#### [Task details]
Reproduce nothing but the lines from the start of the material through the line that includes "10.1, 11.7, 13.2]", both ends included, and omit every picture.

#### [Data block]
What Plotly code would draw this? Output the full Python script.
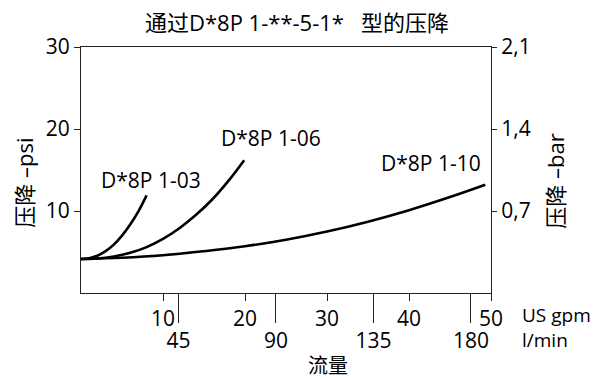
import plotly.graph_objects as go

# ---- data ----
flow_03 = [0, 1, 2, 3, 4, 5, 6, 7, 8.0]
dp_03 = [4.15, 4.25, 4.55, 5.1, 5.9, 7.0, 8.35, 9.95, 11.9]

flow_06 = [0, 2, 4, 6, 8, 10, 12, 14, 16, 18, 19.9]
dp_06 = [4.15, 4.2, 4.45, 4.9, 5.6, 6.6, 7.9, 9.5, 11.4, 13.7, 16.2]

flow_10 = [0, 5, 10, 15, 20, 25, 30, 35, 40, 45, 49.3]
dp_10 = [4.15, 4.3, 4.6, 5.1, 5.7, 6.5, 7.5, 8.7, 10.1, 11.7, 13.2]

series_names = ["D*8P 1-03", "D*8P 1-06", "D*8P 1-10"]

gpm_ticks = [10, 20, 30, 40, 50]
lmin_ticks = [45, 90, 135, 180]
psi_ticks = [10, 20, 30]
bar_ticks = [0.7, 1.4, 2.1]
bar_labels = ["0,7", "1,4", "2,1"]

GPM_TO_LMIN = 3.785
GPM_MAX = 50
PSI_MAX = 30
BAR_MAX = 2.1

# page body has an 8px margin; lay out in window pixels and compensate
OFF = 8
WIN_W, WIN_H = 601, 379
W, H = WIN_W - OFF, WIN_H - OFF
X0, X1, Y0, Y1 = 81, 491, 47, 293.5   # plot box in window pixels
L, R, T, B = X0 - OFF, W - (X1 - OFF), Y0 - OFF, H - (Y1 - OFF)
pw, ph = X1 - X0, Y1 - Y0

def px(x):
    return (x - X0) / pw

def py(y):
    return (Y1 - y) / ph

FONT = "Open Sans, Noto Sans CJK SC, sans-serif"
CJK = "Noto Sans CJK SC, sans-serif"
INK = "#000000"
AX = "#222222"
TS = 21

fig = go.Figure()
for fx, fy in [(flow_03, dp_03), (flow_06, dp_06), (flow_10, dp_10)]:
    fig.add_trace(go.Scatter(x=fx, y=fy, mode="lines", line=dict(color="#000000", width=2.6, shape="spline"),
                             showlegend=False, hoverinfo="skip"))

# invisible traces to activate secondary axes
fig.add_trace(go.Scatter(x=[0, GPM_MAX * GPM_TO_LMIN], y=[0, 0], xaxis="x2", yaxis="y", mode="lines",
                         line=dict(width=0), opacity=0, showlegend=False, hoverinfo="skip"))
fig.add_trace(go.Scatter(x=[0, GPM_MAX], y=[0, BAR_MAX], xaxis="x", yaxis="y2", mode="lines",
                         line=dict(width=0), opacity=0, showlegend=False, hoverinfo="skip"))

fig.update_layout(
    width=W, height=H,
    margin=dict(l=L, r=R, t=T, b=B),
    plot_bgcolor="white", paper_bgcolor="white",
    font=dict(family=FONT, size=TS, color=INK),
    xaxis=dict(range=[0, GPM_MAX], tickvals=gpm_ticks, ticks="outside", ticklen=7, tickwidth=1,
               tickcolor=AX, showline=True, linecolor=AX, linewidth=1.2, mirror=True,
               showgrid=False, zeroline=False, tickfont=dict(size=TS, color=INK)),
    xaxis2=dict(range=[0, GPM_MAX * GPM_TO_LMIN], overlaying="x", side="bottom", anchor="y",
                tickvals=lmin_ticks, ticks="outside", ticklen=29, tickwidth=1, tickcolor=AX,
                showline=False, showgrid=False, zeroline=False, tickfont=dict(size=TS, color=INK)),
    yaxis=dict(range=[0, PSI_MAX], tickvals=psi_ticks, ticks="outside", ticklen=6, tickwidth=1,
               tickcolor=AX, showline=True, linecolor=AX, linewidth=1.2, showgrid=False, zeroline=False,
               tickfont=dict(size=TS, color=INK)),
    yaxis2=dict(range=[0, BAR_MAX], overlaying="y", side="right", anchor="x", tickvals=bar_ticks,
                ticktext=bar_labels, ticks="outside", ticklen=5, tickwidth=1, tickcolor=AX,
                showline=True, linecolor=AX, linewidth=1.2, showgrid=False, zeroline=False,
                tickfont=dict(size=TS, color=INK)),
)

ann = []
ann.append(dict(text="通过D*8P 1-**-5-1*   型的压降", xref="paper", yref="paper", x=px(297), y=py(22),
                showarrow=False, font=dict(size=22, family=FONT, color=INK), xanchor="center", yanchor="middle"))
ann.append(dict(text="压降 –psi", xref="paper", yref="paper", x=px(24), y=py(183), textangle=-90,
                showarrow=False, font=dict(size=22, family=FONT, color=INK), xanchor="center", yanchor="middle"))
ann.append(dict(text="压降 –bar", xref="paper", yref="paper", x=px(555), y=py(182), textangle=-90,
                showarrow=False, font=dict(size=22, family=FONT, color=INK), xanchor="center", yanchor="middle"))
ann.append(dict(text="US gpm", xref="paper", yref="paper", x=px(520), y=py(316), xanchor="left",
                yanchor="middle", showarrow=False, font=dict(size=19, color=INK)))
ann.append(dict(text="l/min", xref="paper", yref="paper", x=px(520), y=py(341), xanchor="left",
                yanchor="middle", showarrow=False, font=dict(size=19, color=INK)))
ann.append(dict(text="流量", xref="paper", yref="paper", x=px(328), y=py(365), xanchor="center",
                yanchor="middle", showarrow=False, font=dict(size=20, family=CJK, color=INK)))

label_pos = [(151, 180), (271, 138), (431, 163)]
for name, (lx, ly) in zip(series_names, label_pos):
    ann.append(dict(text=name, xref="paper", yref="paper", x=px(lx), y=py(ly), xanchor="center",
                    yanchor="middle", showarrow=False, font=dict(size=TS, color=INK)))

fig.update_layout(annotations=ann)
fig.write_html("out.html")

#### [Response to the exercise]
What Plotly code would draw this? Output the full Python script.
import plotly.graph_objects as go

# ---- data ----
flow_03 = [0, 1, 2, 3, 4, 5, 6, 7, 8.0]
dp_03 = [4.15, 4.25, 4.55, 5.1, 5.9, 7.0, 8.35, 9.95, 11.9]

flow_06 = [0, 2, 4, 6, 8, 10, 12, 14, 16, 18, 19.9]
dp_06 = [4.15, 4.2, 4.45, 4.9, 5.6, 6.6, 7.9, 9.5, 11.4, 13.7, 16.2]

flow_10 = [0, 5, 10, 15, 20, 25, 30, 35, 40, 45, 49.3]
dp_10 = [4.15, 4.3, 4.6, 5.1, 5.7, 6.5, 7.5, 8.7, 10.1, 11.7, 13.2]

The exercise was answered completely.